#### [Data provided]

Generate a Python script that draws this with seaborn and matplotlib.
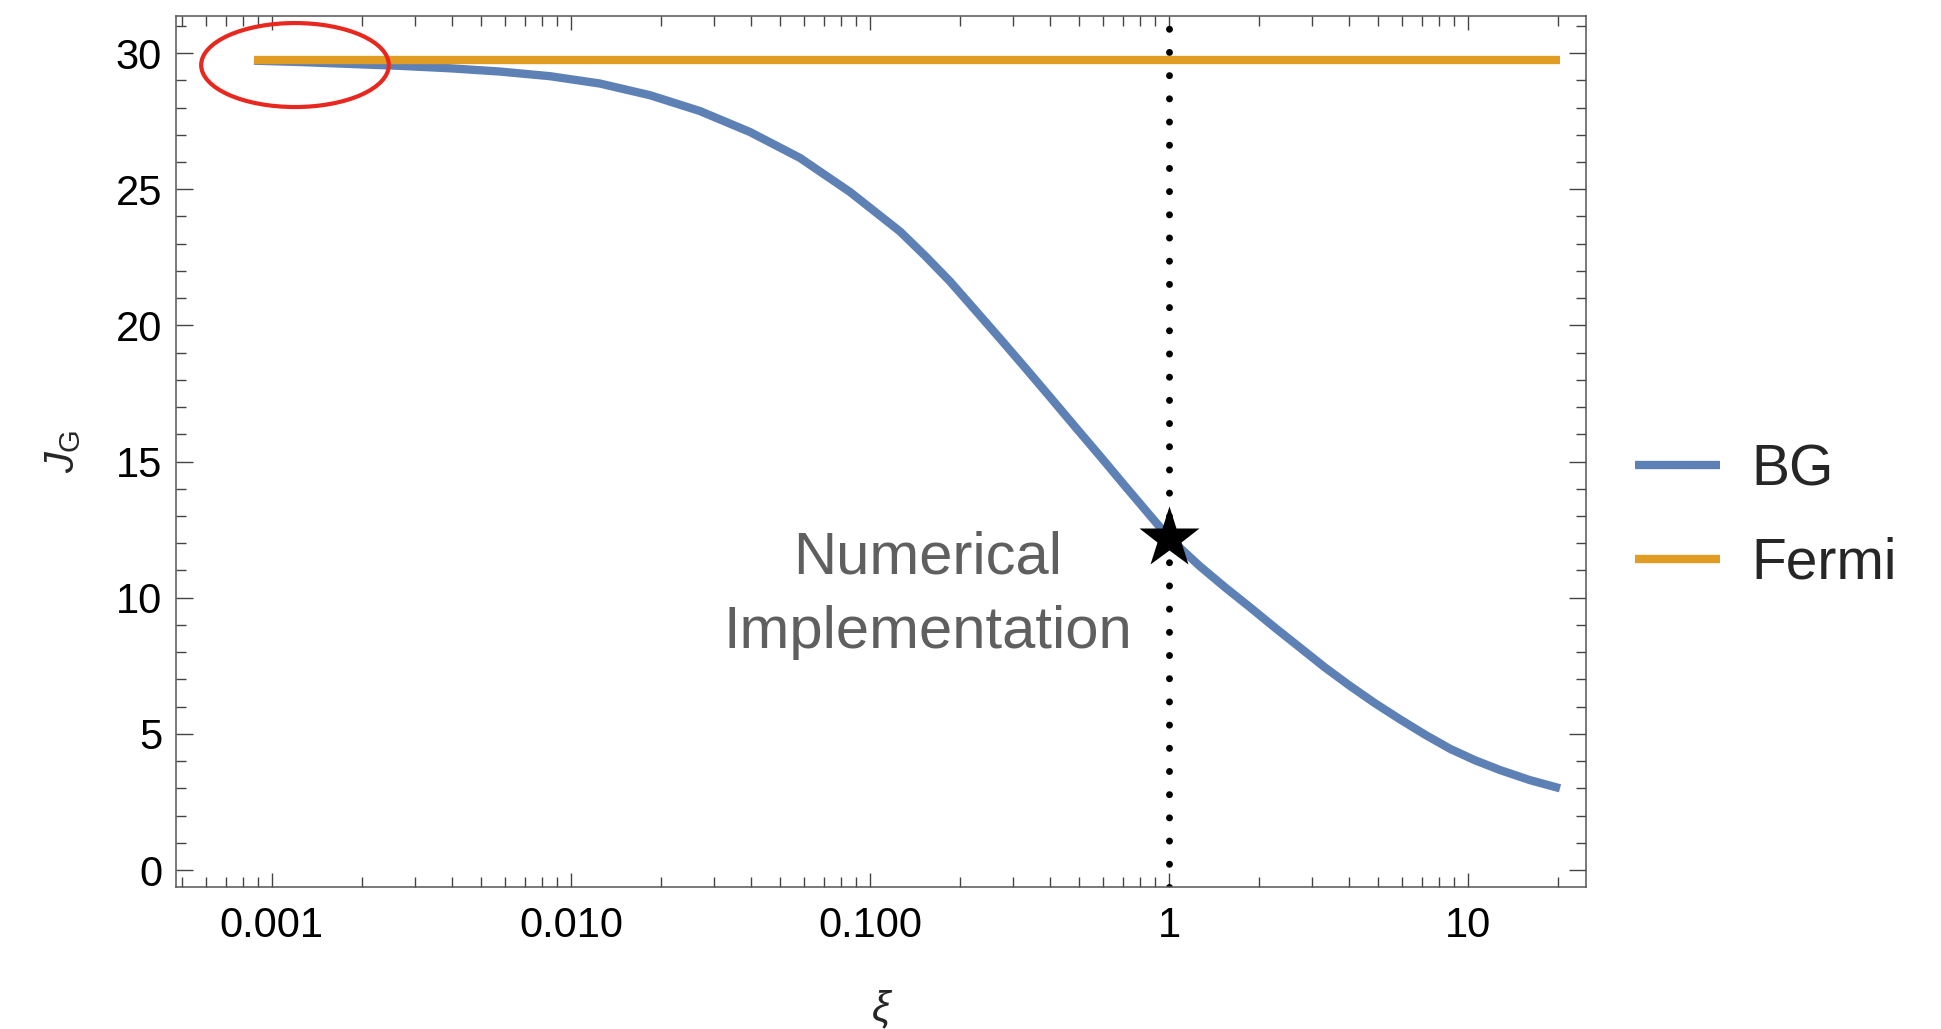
import matplotlib

matplotlib.use("Agg")
import matplotlib.pyplot as plt
import numpy as np
import pandas as pd
import seaborn as sns
from matplotlib.patches import Ellipse
from matplotlib.ticker import FixedFormatter, FixedLocator, LogLocator, MultipleLocator, NullFormatter

# values
bg_xi = [0.000871, 0.00124, 0.00268, 0.00394, 0.00579, 0.00851, 0.0125, 0.0184, 0.0270, 0.0397,
         0.0583, 0.0857, 0.126, 0.153, 0.185, 0.224, 0.272, 0.330, 0.400, 0.485, 0.588, 0.713,
         0.864, 1.0, 1.27, 1.54, 1.87, 2.26, 2.74, 3.32, 4.03, 4.89, 5.93, 7.18, 8.71, 10.55,
         12.8, 16.1, 20.3]
bg_j = [29.72, 29.67, 29.53, 29.44, 29.32, 29.15, 28.88, 28.45, 27.87, 27.10,
        26.15, 24.90, 23.45, 22.55, 21.62, 20.58, 19.52, 18.45, 17.37, 16.28, 15.20, 14.10,
        13.02, 12.20, 11.15, 10.38, 9.64, 8.90, 8.17, 7.44, 6.76, 6.12, 5.53, 4.97, 4.45, 4.03,
        3.67, 3.30, 3.00]
fermi_xi = [0.000871, 20.3]
fermi_j = [29.75, 29.75]
star_xi = [1.0]
star_j = [12.18]
xticks = [0.001, 0.01, 0.1, 1, 10]
xtick_labels = ["0.001", "0.010", "0.100", "1", "10"]
yticks = [0, 5, 10, 15, 20, 25, 30]

BLUE = "#5e81b5"
ORANGE = "#e19c24"

sns.set_theme(style="ticks")
plt.rcParams["font.family"] = ["Liberation Sans", "DejaVu Sans"]
plt.rcParams["mathtext.fontset"] = "custom"
plt.rcParams["mathtext.it"] = "Liberation Sans:italic"
plt.rcParams["mathtext.rm"] = "Liberation Sans"

fig = plt.figure(figsize=(19.41, 10.29), dpi=100)
ax = fig.add_axes([176 / 1941, 1 - 887 / 1029, 1410 / 1941, 871 / 1029])

bg = pd.DataFrame({"xi": bg_xi, "J": bg_j})
fermi = pd.DataFrame({"xi": fermi_xi, "J": fermi_j})
sns.lineplot(data=bg, x="xi", y="J", color=BLUE, lw=6, estimator=None, label="BG",
             solid_capstyle="butt", ax=ax)
sns.lineplot(data=fermi, x="xi", y="J", color=ORANGE, lw=6, estimator=None, label="Fermi",
             solid_capstyle="butt", ax=ax)
handles, labels = ax.get_legend_handles_labels()

ax.axvline(1.0, color="black", lw=5, linestyle=(0, (0.01, 3.33)), dash_capstyle="round", zorder=1)
ax.plot(star_xi, star_j, marker="*", ms=46, color="black", mec="none", ls="none", zorder=5)

ax.add_patch(Ellipse((0.0844, 0.9437), 0.1331, 0.0964, transform=ax.transAxes,
                     fill=False, ec="#e8281e", lw=3, zorder=6))

ax.text(0.5333, 0.3605, "Numerical", transform=ax.transAxes, ha="center", va="baseline",
        fontsize=43, color="#5f5f5f")
ax.text(0.5333, 0.2744, "Implementation", transform=ax.transAxes, ha="center", va="baseline",
        fontsize=43, color="#5f5f5f")

ax.set_xscale("log")
ax.set_xlim(0.000478, 24.8)
ax.set_ylim(-0.624, 31.36)
ax.xaxis.set_major_locator(FixedLocator(xticks))
ax.xaxis.set_major_formatter(FixedFormatter(xtick_labels))
ax.xaxis.set_minor_locator(LogLocator(base=10, subs=np.arange(2, 10), numticks=20))
ax.xaxis.set_minor_formatter(NullFormatter())
ax.set_yticks(yticks)
ax.yaxis.set_minor_locator(MultipleLocator(1))

for s in ax.spines.values():
    s.set_color("#555555")
    s.set_linewidth(1.1)
ax.tick_params(which="both", direction="in", top=True, right=True, color="#444444", width=1.0,
               labelsize=30, labelcolor="black")
ax.tick_params(axis="x", which="major", length=10, pad=14)
ax.tick_params(axis="y", which="major", length=12, pad=10)
ax.tick_params(which="minor", length=7)

ax.set_xlabel("ξ", fontsize=30, fontstyle="italic")
ax.xaxis.set_label_coords(0.5, -0.14)
ax.xaxis.label.set_va("center")
ax.set_ylabel(r"$J_{\mathrm{G}}$", fontsize=30)
ax.yaxis.set_label_coords(-0.080, 0.5)
ax.yaxis.label.set_va("center")

ax.legend(handles, labels, loc="center left", bbox_to_anchor=(1635 / 1941, 0.4976),
          bbox_transform=fig.transFigure, frameon=False, fontsize=41, handlelength=1.5,
          handletextpad=0.55, labelspacing=0.7, borderpad=0, borderaxespad=0)

fig.savefig("out.png", dpi=100)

#### [Set task]
Pictures are excluded; extract exactly the lines from the start of the data through the line that holds "from matplotlib.ticker import", both ends included.

#### [Answer in full]
Generate a Python script that draws this with seaborn and matplotlib.
import matplotlib

matplotlib.use("Agg")
import matplotlib.pyplot as plt
import numpy as np
import pandas as pd
import seaborn as sns
from matplotlib.patches import Ellipse
from matplotlib.ticker import FixedFormatter, FixedLocator, LogLocator, MultipleLocator, NullFormatter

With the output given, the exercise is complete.